Parque Nacional Marino Ballena (10 minutes north).

Marino Ballena National Park is named after the humpback whales that migrate here each year from December to March to mate and give birth before returning to the frigid waters to the north. The humpbacks from Antarctica come from August to October. Year-round you can see many species of dolphins and sea turtles. Ballena is primarily a marine park with 13,000 acres/5,400 hectares of ocean and 270 acres/110 hectares of land. It was established in 1990, making it one of the newest national parks in Costa Rica. The park contains the largest coral reef on the Pacific side of Central America.

Isla Ballena (10 minutes north– then a boat ride to the island).

Accessible only by boat, or “panga,” this island is an extraordinary place for snorkeling and observing a variety of marine species.

Punta Uvita (15 minutes north).

Rich in marine life, the famous Whale’s Tail features a reef that shelters it from dangerous currents and strong surf, making it a perfect place to swim and cool off in its waters. It’s also a popular spot among snorkelers.

Uvita Mangrove Swamp (15 minutes north).

Located behind Punta Uvita, this mangrove swamp is rich in coastal flora and is home to several species of seabirds, including blue heron, white ibis, and osprey.

Punta Dominical (30 minutes north).

The viewpoints on this rocky hill swathed in vegetation offer views of Dominicalito, Roca Árbol Island, and the stunning mountain and maritime landscape stretching south.

Cascada Nauyaca (40 minutes north).

Gorgeous and pristine, the Nauyaca Waterfalls are tucked away in a secluded canyon. You can hike to the falls without a guide for only $8 per person. The falls, which were on the Tico Times 2015 list of the six most stunning falls in Costa Rica, cascade down the rock face in two tiers, one measuring 150 feet and the other 65 feet. Nauyaca spills into a large crystalline pool, nice for swimming after a long hike. The hike is about 2.5 miles; approximately an hour each way. The trail is very easy in places and moderately difficult in others– overall a relatively easy hike. Crazy thrill seekers occasionally dive from ledges near the top of the falls. The trailhead is about 1.25 miles (2 kilometers) from the main road and parking is available (4-wheel-drive recommended.) Your hosts at El Castillo can help you with planning and reservations if you prefer a horseback tour to the falls.
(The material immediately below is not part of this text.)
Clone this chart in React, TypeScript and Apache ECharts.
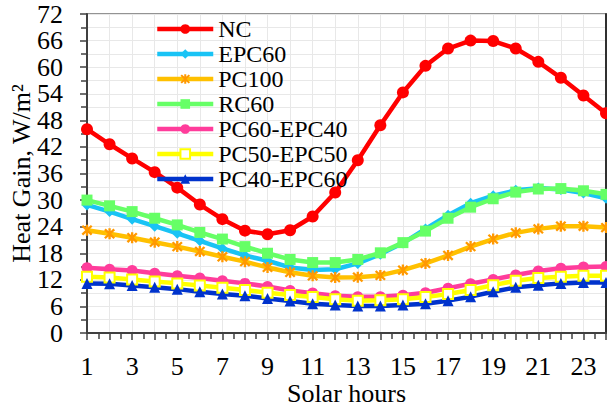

Parque Nacional Corcovado (45 minutes south– then a 60 minute boat ride).

Corcovado National Park encompasses an area of 424 square kilometers (164 square miles). It is the largest park in Costa Rica and protects about a third of the Osa Peninsula. It is widely considered the crown jewel in the extensive system of national parks and biological reserves spread across the country. The ecological variety is quite stunning. National Geographic has called it “the most biologically intense place on Earth in terms of biodiversity.” The park is popular with tropical ecologists and visitors can expect to see an abundance of wildlife.

Isla del Caño (45 minutes south, then a 60 minute boat ride).

Situated 20 kilometers offshore from Drake Bay on the Osa Peninsula, Isla Del Cano is an important island for Costa Rica, both archeologically and environmentally. The waters surrounding this biological reserve are swarming with marine creatures, while the island itself protects several artifacts that date back to pre-Columbian times. Best accessed through Sierpe, it is a popular destination for snorkeling and diving. Your hosts at El Castillo can help you with planning and reservations.